> _Task prompt_:
Each entry below is to be given again word for word, with no pictures.

▽

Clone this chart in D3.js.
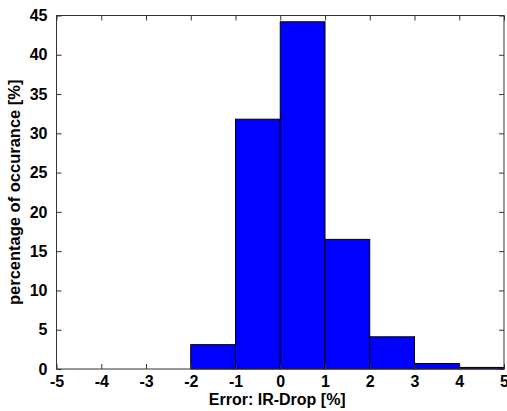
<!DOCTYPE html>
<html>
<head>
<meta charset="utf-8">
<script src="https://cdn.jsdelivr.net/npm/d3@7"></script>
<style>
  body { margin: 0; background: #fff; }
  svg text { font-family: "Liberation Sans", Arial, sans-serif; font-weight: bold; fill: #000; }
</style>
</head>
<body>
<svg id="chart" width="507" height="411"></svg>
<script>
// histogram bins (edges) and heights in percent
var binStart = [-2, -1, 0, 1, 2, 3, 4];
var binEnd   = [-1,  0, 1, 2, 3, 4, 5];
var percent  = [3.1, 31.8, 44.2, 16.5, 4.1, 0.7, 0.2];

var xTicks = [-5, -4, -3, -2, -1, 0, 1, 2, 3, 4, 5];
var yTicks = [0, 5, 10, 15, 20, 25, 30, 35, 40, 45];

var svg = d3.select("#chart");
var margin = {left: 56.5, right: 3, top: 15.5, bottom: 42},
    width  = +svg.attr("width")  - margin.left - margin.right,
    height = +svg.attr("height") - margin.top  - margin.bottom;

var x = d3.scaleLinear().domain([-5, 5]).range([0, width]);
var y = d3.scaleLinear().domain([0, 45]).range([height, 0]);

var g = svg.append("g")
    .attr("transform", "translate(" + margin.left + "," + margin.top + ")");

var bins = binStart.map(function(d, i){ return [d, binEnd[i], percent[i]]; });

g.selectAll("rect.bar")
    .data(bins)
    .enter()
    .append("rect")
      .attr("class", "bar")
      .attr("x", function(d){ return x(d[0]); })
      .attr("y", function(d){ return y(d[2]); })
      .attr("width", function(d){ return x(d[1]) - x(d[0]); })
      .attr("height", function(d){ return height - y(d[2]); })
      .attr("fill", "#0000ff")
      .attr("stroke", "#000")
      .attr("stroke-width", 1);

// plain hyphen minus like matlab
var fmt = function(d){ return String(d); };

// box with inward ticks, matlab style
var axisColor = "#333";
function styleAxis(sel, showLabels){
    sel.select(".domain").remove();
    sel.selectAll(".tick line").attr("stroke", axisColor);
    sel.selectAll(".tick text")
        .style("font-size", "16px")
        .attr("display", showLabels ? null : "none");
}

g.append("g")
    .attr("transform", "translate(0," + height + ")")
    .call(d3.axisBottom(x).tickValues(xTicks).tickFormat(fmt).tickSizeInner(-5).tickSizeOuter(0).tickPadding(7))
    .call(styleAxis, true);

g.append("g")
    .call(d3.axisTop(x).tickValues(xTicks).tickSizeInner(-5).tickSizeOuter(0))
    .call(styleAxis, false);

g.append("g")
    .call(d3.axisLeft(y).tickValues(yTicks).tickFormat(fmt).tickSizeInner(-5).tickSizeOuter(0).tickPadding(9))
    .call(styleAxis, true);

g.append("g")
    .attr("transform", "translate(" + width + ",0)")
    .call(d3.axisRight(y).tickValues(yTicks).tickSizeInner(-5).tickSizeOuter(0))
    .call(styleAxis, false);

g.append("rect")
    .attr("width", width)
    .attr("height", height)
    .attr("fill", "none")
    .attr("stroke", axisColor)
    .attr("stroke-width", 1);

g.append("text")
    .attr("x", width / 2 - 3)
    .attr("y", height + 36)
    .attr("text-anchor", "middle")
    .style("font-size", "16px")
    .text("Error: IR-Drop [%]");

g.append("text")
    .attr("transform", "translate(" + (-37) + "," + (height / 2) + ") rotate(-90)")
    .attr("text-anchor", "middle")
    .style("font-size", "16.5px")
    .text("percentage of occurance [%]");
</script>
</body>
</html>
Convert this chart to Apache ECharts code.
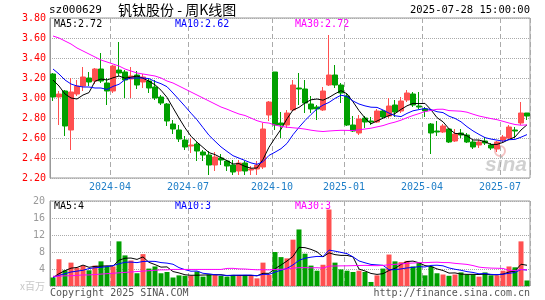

△

> _Solution_:
Clone this chart in D3.js.
<!DOCTYPE html>
<html>
<head>
<meta charset="utf-8">
<script src="https://cdn.jsdelivr.net/npm/d3@7"></script>
<style>
  body { margin: 0; background: #fff; }
  svg text { font-family: "Liberation Sans", Arial, sans-serif; font-weight: bold; fill: #000; }
</style>
</head>
<body>
<svg id="chart" width="507" height="411"></svg>
<script>
// histogram bins (edges) and heights in percent
var binStart = [-2, -1, 0, 1, 2, 3, 4];
var binEnd   = [-1,  0, 1, 2, 3, 4, 5];
var percent  = [3.1, 31.8, 44.2, 16.5, 4.1, 0.7, 0.2];

var xTicks = [-5, -4, -3, -2, -1, 0, 1, 2, 3, 4, 5];
var yTicks = [0, 5, 10, 15, 20, 25, 30, 35, 40, 45];

var svg = d3.select("#chart");
var margin = {left: 56.5, right: 3, top: 15.5, bottom: 42},
    width  = +svg.attr("width")  - margin.left - margin.right,
    height = +svg.attr("height") - margin.top  - margin.bottom;

var x = d3.scaleLinear().domain([-5, 5]).range([0, width]);
var y = d3.scaleLinear().domain([0, 45]).range([height, 0]);

var g = svg.append("g")
    .attr("transform", "translate(" + margin.left + "," + margin.top + ")");

var bins = binStart.map(function(d, i){ return [d, binEnd[i], percent[i]]; });

g.selectAll("rect.bar")
    .data(bins)
    .enter()
    .append("rect")
      .attr("class", "bar")
      .attr("x", function(d){ return x(d[0]); })
      .attr("y", function(d){ return y(d[2]); })
      .attr("width", function(d){ return x(d[1]) - x(d[0]); })
      .attr("height", function(d){ return height - y(d[2]); })
      .attr("fill", "#0000ff")
      .attr("stroke", "#000")
      .attr("stroke-width", 1);

// plain hyphen minus like matlab
var fmt = function(d){ return String(d); };

// box with inward ticks, matlab style
var axisColor = "#333";
function styleAxis(sel, showLabels){
    sel.select(".domain").remove();
    sel.selectAll(".tick line").attr("stroke", axisColor);
    sel.selectAll(".tick text")
        .style("font-size", "16px")
        .attr("display", showLabels ? null : "none");
}

g.append("g")
    .attr("transform", "translate(0," + height + ")")
    .call(d3.axisBottom(x).tickValues(xTicks).tickFormat(fmt).tickSizeInner(-5).tickSizeOuter(0).tickPadding(7))
    .call(styleAxis, true);

g.append("g")
    .call(d3.axisTop(x).tickValues(xTicks).tickSizeInner(-5).tickSizeOuter(0))
    .call(styleAxis, false);

g.append("g")
    .call(d3.axisLeft(y).tickValues(yTicks).tickFormat(fmt).tickSizeInner(-5).tickSizeOuter(0).tickPadding(9))
    .call(styleAxis, true);

g.append("g")
    .attr("transform", "translate(" + width + ",0)")
    .call(d3.axisRight(y).tickValues(yTicks).tickSizeInner(-5).tickSizeOuter(0))
    .call(styleAxis, false);

g.append("rect")
    .attr("width", width)
    .attr("height", height)
    .attr("fill", "none")
    .attr("stroke", axisColor)
    .attr("stroke-width", 1);

g.append("text")
    .attr("x", width / 2 - 3)
    .attr("y", height + 36)
    .attr("text-anchor", "middle")
    .style("font-size", "16px")
    .text("Error: IR-Drop [%]");

g.append("text")
    .attr("transform", "translate(" + (-37) + "," + (height / 2) + ") rotate(-90)")
    .attr("text-anchor", "middle")
    .style("font-size", "16.5px")
    .text("percentage of occurance [%]");
</script>
</body>
</html>
Convert this chart to Apache ECharts code.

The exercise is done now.